Since being brought back, the Daleks have turned up once in every series, which is like having Batman fight the Joker every six months. They'd become exhausted, fumbled in stories like Daleks in Manhattan or used for mostly comedic effect in Victory of the Daleks. The mangled, screeching Dalek husks on display in this episode are certainly more threatening than they've been in a long time, and the scene where they slowly awake, blue eyestalks flickering to life in the darkness, is genuinely chilling.
But still the feeling persists that nobody really knows what to do with them any more. Towards the end, the Doctor discovers “intensive care”, where the most battle-scarred Daleks are kept in chains. These are the survivors of the Time War - “the ones who survived me” says the Doctor of his act of off-screen genocide that happened prior to the 2005 reboot – and it's a scene rich with promise, bringing the Doctor literally face to face with the consequences of his most notorious decision. At the start, the Dalek prime minister (didn't they used to have an Emperor? Dalek politics are notoriously fluid) even mocks the Doctor, suggesting the reason they've never killed him is because they find hatred beautiful, and his hatred of them is absolute. His attempt at wiping out the Daleks was, ironically, a very Dalek thing to do, and here's a story in which people are literally being turned into Daleks by “subtracting love” and replacing it with hate.
The parallels are right there, the Doctor's crime is literally staring him in the face...but nothing really happens. The casualties of the Doctor's war break out of their chains with laughable ease, roll after him and then get turned away with a bit of narrative chicanery. For a writer as skilled as Moffat, who usually seizes on any opportunity to build on this sort of deep character material, it's a weird oversight – a moment rich in dramatic potential tossed aside in favor of the easy scare.
And that's true for much of "Asylum of the Daleks." There are plenty of great concepts and brilliant moments, lots of interesting pieces but the glue just isn't there to hold them together. It's never really established how, exactly, the crashed spaceship would lead to the insane Daleks escaping – they seem pretty incapable of doing anything that organised – nor how that would be something so terrible that it would lead the Dalek race to turn to its oldest adversary for help. Everyone else in the universe, yes, but the Daleks themselves don't seem to need saving. Likewise for Amy's slow transformation into a human-Dalek-puppet, an idea the script seems to lose interest in before simply abandoning it without an obvious resolution. It's unusually sloppy in the details for a Moffat script.

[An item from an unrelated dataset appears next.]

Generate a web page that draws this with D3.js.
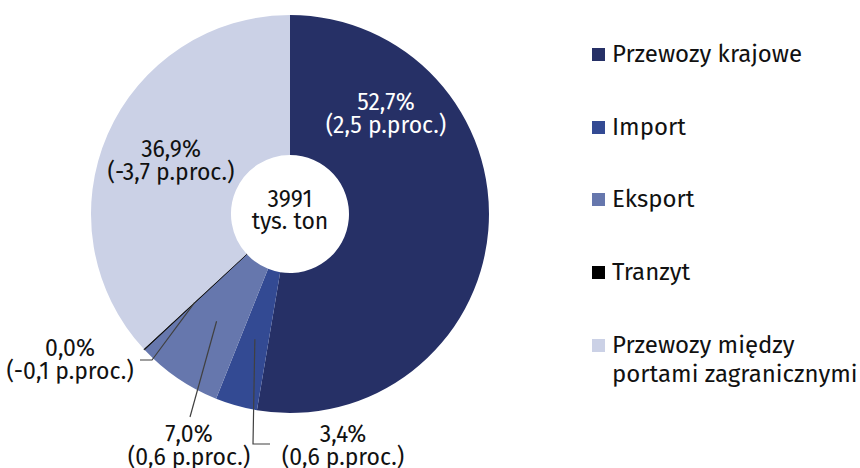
<!DOCTYPE html>
<html>
<head>
<meta charset="utf-8">
<script src="https://cdn.jsdelivr.net/npm/d3@7"></script>
<style>
  body { margin: 0; background: #fff; }
  svg { font-family: "Fira Sans", "Noto Sans", sans-serif; }
</style>
</head>
<body>
<svg width="860" height="468"></svg>
<script>
// data
var categories = ["Przewozy krajowe", "Import", "Eksport", "Tranzyt", "Przewozy między portami zagranicznymi"];
var shares = [52.7, 3.4, 7.0, 0.08, 36.9];
var shareLabels = ["52,7%", "3,4%", "7,0%", "0,0%", "36,9%"];
var changeLabels = ["(2,5 p.proc.)", "(0,6 p.proc.)", "(0,6 p.proc.)", "(-0,1 p.proc.)", "(-3,7 p.proc.)"];
var totalLabel = ["3991", "tys. ton"];
var colors = ["#263066", "#334a93", "#6677ad", "#000000", "#cbd1e6"];

var svg = d3.select("svg");
var cx = 290, cy = 214;
var outerRadius = 199, innerRadius = 59;

var data = categories.map(function(c, i) {
  return { name: c, value: shares[i], share: shareLabels[i], change: changeLabels[i], color: colors[i] };
});

var pie = d3.pie().sort(null).value(function(d) { return d.value; });
var arcs = pie(data);

var arc = d3.arc().innerRadius(innerRadius).outerRadius(outerRadius);
var anchorArc = d3.arc().innerRadius(130).outerRadius(130);

var g = svg.append("g").attr("transform", "translate(" + cx + "," + cy + ")");

g.selectAll("path.slice")
    .data(arcs)
  .enter().append("path")
    .attr("class", "slice")
    .attr("d", arc)
    .style("fill", function(d) { return d.data.color; })
    .style("stroke", function(d) { return d.index == 3 ? "#000" : "none"; })
    .style("stroke-width", 0.8);

// labels inside slices (baseline of first line, relative to centre)
var labelLayout = {
  0: { x: 96, y: -104, fill: "#fff" },
  4: { x: -119, y: -57, fill: "#111" }
};
// labels outside with leader lines: text pos + polyline elbow
var outsideLayout = {
  1: { x: 53, y: 228, elbow: [[-37, 230], [-20, 230]] },
  2: { x: -101, y: 228, elbow: [[-100, 203]] },
  3: { x: -220, y: 142, elbow: [[-138, 146], [-150, 146]] }
};

var lineHeight = 23;

function addLabel(sel, d, x, y, fill) {
  var t = sel.append("text")
      .attr("x", x)
      .attr("y", y)
      .attr("text-anchor", "middle")
      .style("font-size", "23px")
      .style("fill", fill);
  t.append("tspan").attr("x", x).attr("dy", 0).text(d.data.share);
  t.append("tspan").attr("x", x).attr("dy", lineHeight).text(d.data.change);
}

arcs.forEach(function(d) {
  if (labelLayout[d.index]) {
    var L = labelLayout[d.index];
    addLabel(g, d, L.x, L.y, L.fill);
  } else if (outsideLayout[d.index]) {
    var O = outsideLayout[d.index];
    var pts = [anchorArc.centroid(d)].concat(O.elbow);
    g.append("path")
        .attr("d", d3.line()(pts))
        .style("fill", "none")
        .style("stroke", "#404040")
        .style("stroke-width", 1.2);
    addLabel(g, d, O.x, O.y, "#111");
  }
});

// centre total
var ct = g.append("text")
    .attr("text-anchor", "middle")
    .style("font-size", "23px")
    .style("fill", "#111");
ct.append("tspan").attr("x", 0).attr("y", -7).text(totalLabel[0]);
ct.append("tspan").attr("x", 0).attr("y", 15).text(totalLabel[1]);

// legend
var legend = svg.append("g").attr("transform", "translate(592,0)");
var legendY = [62, 135, 207, 280, 353];
var legendLines = [["Przewozy krajowe"], ["Import"], ["Eksport"], ["Tranzyt"], ["Przewozy między", "portami zagranicznymi"]];

legendLines.forEach(function(lines, i) {
  var item = legend.append("g").attr("transform", "translate(0," + legendY[i] + ")");
  item.append("rect")
      .attr("x", 0).attr("y", -14)
      .attr("width", 13).attr("height", 13)
      .style("fill", colors[i]);
  var t = item.append("text")
      .attr("x", 20)
      .attr("y", 0)
      .style("font-size", "24px")
      .style("fill", "#111");
  lines.forEach(function(l, j) {
    t.append("tspan").attr("x", 20).attr("dy", j == 0 ? 0 : 29).text(l);
  });
});
</script>
</body>
</html>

For all its faults, none are fatal and that says more about how resilient the show's strengths are than about this story in particular. It's not a bad episode as such, more a flimsy one and the show has always been adept at using narrative sleight of hand to make up for less than solid plots. But at its best, the show is demonstrably capable of so much more. Episodes like "The Pandorica Opens" or "The Doctor's Wife," where wild and compelling concepts are satisfyingly brought together by the end credits with wit and grace. "Asylum of the Daleks," by contrast, has the points in the right places but never quite connects them as well as it could. As a big opening number, it falls disappointingly flat.